I’ve struggled with Rheumatoid Disease for over 30 years. I’ve tried a lot of things. Here are some of the things that have helped me.

  • Meditation. It’s not nearly as exotic or hard as it sounds. It helps with pain management, depression and anxiety. I find that stress is one of my biggest triggers for a RD flare. Meditation is my “go to” when it comes to stress and anxiety. Although I think taking a class works best, it’s easy to find lots of YouTube videos and free apps that will lead you through it. (I love my teacher Aleeze Moss’s videos)
  • Floating. Unfortunately, floating centers are not available everywhere. I am lucky to have one close by. Floating is getting into a tank of super saturated Magnesium Chloride Solution (Epson Salt). It makes you so buoyant, you can’t sink. You can turn off the lights or music if you want complete sensory deprivation. You can even just fall asleep. Most people go because it feels a lot like meditation. I go for that and in addition, soaking your entire body in Epsom Salt for 60-90 minutes pulls all the inflammation out of my body. I feel better for days! (I use Float SNJ here in South Jersey)
  • Aqua Therapy. I joined a local hospital associated gym that offers physical therapy in a warm water pool. I grab a floatation noodle and just putter around in the warm water. It loosens my stiff joints and just feels good. (I use Virtua Health just around the corner)
  • Dietary Supplements. Not all things “Natural” are safe. Dietary supplements are not regulated by the FDA and can pretty much contain anything or nothing. They have side effects just like tradition pharmaceuticals and some can even be life threatening. Check with your doctor of pharmacist before starting and please never take more than the recommended dosage. With that said, I take Tumeric, Krill Oil, Vit. D and B12. They can’t hurt and they might help. CBD oil is very hot right now too. It’s a complicated subject and may be a good subject for another blog post.
  • You might benefit from using a cane. I have fallen several times and a cane gives me more stability. Walking in the city or any uneven area is a fall waiting to happen for me. I hated using it at first. I felt like the whole world was watching me. I searched for a long while and found an incredibly cool cane on Etsy. Now people don’t ask why I am using the cane, they just say Wow, where did you find that amazing cane?

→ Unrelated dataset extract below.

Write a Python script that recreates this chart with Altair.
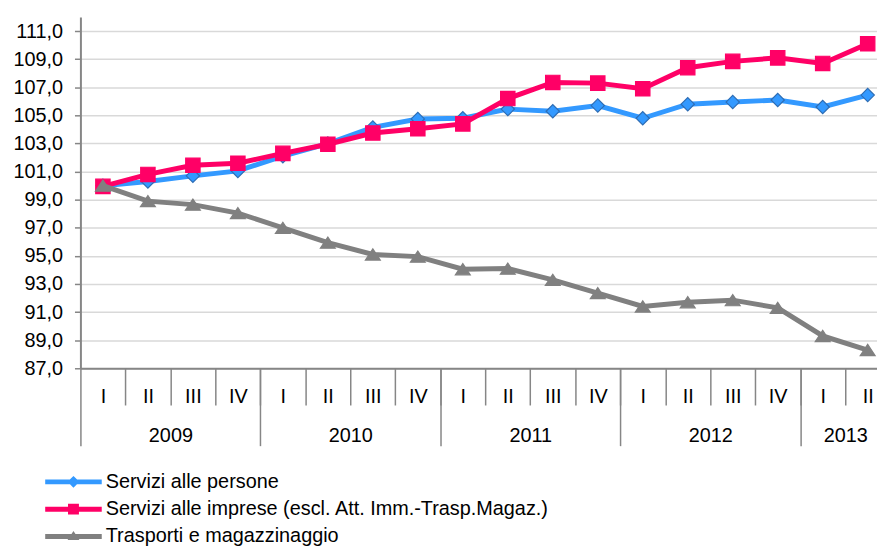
import altair as alt
import pandas as pd

# ---------------- data ----------------
years = ["2009", "2010", "2011", "2012", "2013"]
quarters_per_year = [4, 4, 4, 4, 2]
quarter_names = ["I", "II", "III", "IV"]

series = [
    "Servizi alle persone",
    "Servizi alle imprese (escl. Att. Imm.-Trasp.Magaz.)",
    "Trasporti e magazzinaggio",
]
persone = [100.0, 100.3, 100.7, 101.05, 102.1, 103.0, 104.15, 104.75, 104.8,
           105.45, 105.3, 105.7, 104.8, 105.8, 105.95, 106.1, 105.6, 106.45]
imprese = [99.95, 100.8, 101.45, 101.6, 102.3, 102.95, 103.75, 104.05, 104.4,
           106.2, 107.35, 107.3, 106.9, 108.4, 108.85, 109.1, 108.7, 110.1]
trasporti = [100.0, 98.9, 98.65, 98.05, 97.0, 95.95, 95.1, 94.95, 94.05,
             94.1, 93.3, 92.35, 91.4, 91.7, 91.85, 91.3, 89.3, 88.3]

y_ticks = [87, 89, 91, 93, 95, 97, 99, 101, 103, 105, 107, 109, 111]
colors = ["#3399FF", "#FF0066", "#808080"]
marker_shapes = ["diamond", "square", "M0,-0.75L1,0.75L-1,0.75Z"]
marker_sizes = [180, 210, 225]
marker_strokes = ["#2E6DB4", "#FF0066", "#808080"]

# ---------------- derived tables ----------------
quarter_labels = []
year_centers, year_bounds = [], []
start = 0
for y, n in zip(years, quarters_per_year):
    quarter_labels += quarter_names[:n]
    year_bounds.append(start - 0.5)
    year_centers.append(start + (n - 1) / 2)
    start += n
n_q = len(quarter_labels)
quarter_bounds = [i + 0.5 for i in range(n_q - 1)]

rows = []
for s, vals in zip(series, [persone, imprese, trasporti]):
    for i, v in enumerate(vals):
        rows.append({"idx": i, "series": s, "value": v})
df = pd.DataFrame(rows)

FONT = "Liberation Sans, Arial, sans-serif"
GRAY = "#868686"

xscale = alt.Scale(domain=[-0.5, 17.207], nice=False, zero=False)
yscale = alt.Scale(domain=[87, 112], nice=False, zero=False)

q_expr = "[" + ",".join("'%s'" % q for q in quarter_labels) + "][datum.value]"
y_expr = "[" + ",".join("'%s'" % y for y in years) + "][floor(datum.value/4)]"

y_axis = alt.Axis(values=y_ticks,
                  labelExpr="replace(format(datum.value, '.1f'), '.', ',')",
                  labelFont=FONT, labelFontSize=20, labelColor="#000000",
                  labelPadding=12, tickSize=6, tickColor=GRAY, tickWidth=1.5,
                  domainColor=GRAY, domainWidth=2, gridColor="#D9D9D9",
                  gridWidth=1.5, grid=True, title=None)

x_axes = [
    # year separators + bottom domain line
    alt.Axis(orient="bottom", values=year_bounds, labels=False, ticks=True,
             tickSize=78, tickColor=GRAY, tickWidth=1.5, domain=True,
             domainColor=GRAY, domainWidth=2, grid=False, title=None),
    # quarter separators
    alt.Axis(orient="bottom", values=quarter_bounds, labels=False,
             tickSize=37, tickColor=GRAY, tickWidth=1.5, domain=False,
             grid=False, title=None),
    # quarter labels
    alt.Axis(orient="bottom", values=list(range(n_q)), labelExpr=q_expr,
             ticks=False, tickSize=0, domain=False, grid=False,
             labelFont=FONT, labelFontSize=20, labelColor="#000000",
             labelBaseline="middle", labelPadding=28, title=None),
    # year labels
    alt.Axis(orient="bottom", values=year_centers, labelExpr=y_expr,
             ticks=False, tickSize=0, domain=False, grid=False,
             labelFont=FONT, labelFontSize=20, labelColor="#000000",
             labelBaseline="middle", labelPadding=68, title=None),
]


def X(axis):
    return alt.X("idx:Q", scale=xscale, axis=axis)


def Y():
    return alt.Y("value:Q", scale=yscale, axis=y_axis)


base = alt.Chart(df)
layers = []
axis_i = 0
for k, s in enumerate(series):
    sub = base.transform_filter(alt.datum.series == s)
    ax = x_axes[axis_i] if axis_i < len(x_axes) else None
    axis_i += 1
    layers.append(sub.mark_line(strokeWidth=5, color=colors[k]).encode(x=X(ax), y=Y()))
    ax = x_axes[axis_i] if axis_i < len(x_axes) else None
    axis_i += 1
    layers.append(sub.mark_point(filled=True, shape=marker_shapes[k],
                                 size=marker_sizes[k], opacity=1,
                                 color=colors[k], stroke=marker_strokes[k],
                                 strokeWidth=1.2).encode(x=X(ax), y=Y()))

legend_paths = [
    "M-5.7,-0.5L5.7,-0.5L5.7,0.5L-5.7,0.5ZM0,-1.2L1.2,0L0,1.2L-1.2,0Z",
    "M-5.7,-0.5L5.7,-0.5L5.7,0.5L-5.7,0.5ZM-1.1,-1.1L1.1,-1.1L1.1,1.1L-1.1,1.1Z",
    "M-5.7,-0.5L5.7,-0.5L5.7,0.5L-5.7,0.5ZM0,-1.1L1.2,0.7L-1.2,0.7Z",
]
leg = alt.Legend(orient="none", legendX=-17, legendY=458.5, title=None,
                 labelFont=FONT, labelFontSize=20, labelColor="#000000",
                 labelLimit=800,
                 symbolSize=100, symbolOpacity=1, symbolStrokeWidth=0,
                 rowPadding=7.5, labelOffset=22.5, padding=0, direction="vertical")

legend_layer = base.mark_point(filled=True, opacity=0).encode(
    x=X(None),
    y=Y(),
    color=alt.Color("series:N", scale=alt.Scale(domain=series, range=colors), legend=leg),
    shape=alt.Shape("series:N", scale=alt.Scale(domain=series, range=legend_paths),
                    legend=leg),
)
layers.append(legend_layer)

chart = alt.layer(*layers).resolve_axis(
    x="independent"
).properties(
    width=803, height=354,
    autosize=alt.AutoSizeParams(type="none"),
    padding={"left": 73, "top": 7, "right": 0, "bottom": 181},
    background="white",
).configure_view(stroke=None)

chart.save("out.html", embed_options={"renderer": "svg", "actions": False})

Own It.  I got in an elevator a few months back with what appeared to be a professional businessman. He made a comment about me taking the elevator up just one flight. I guess he was in a hurry to get to work on the tenth floor and seeing that I am a bit overweight, he probably just assumed I was just being lazy. I immediately responded that I have Rheumatoid Disease and the pain and stiffness are at their worst early in the morning. He quickly changed his attitude and murmured that he was only joking. Not all diseases can be easily seen. Speak up!  I hope that man will think twice before he makes a comment like that again and it made me feel good to break it down for him!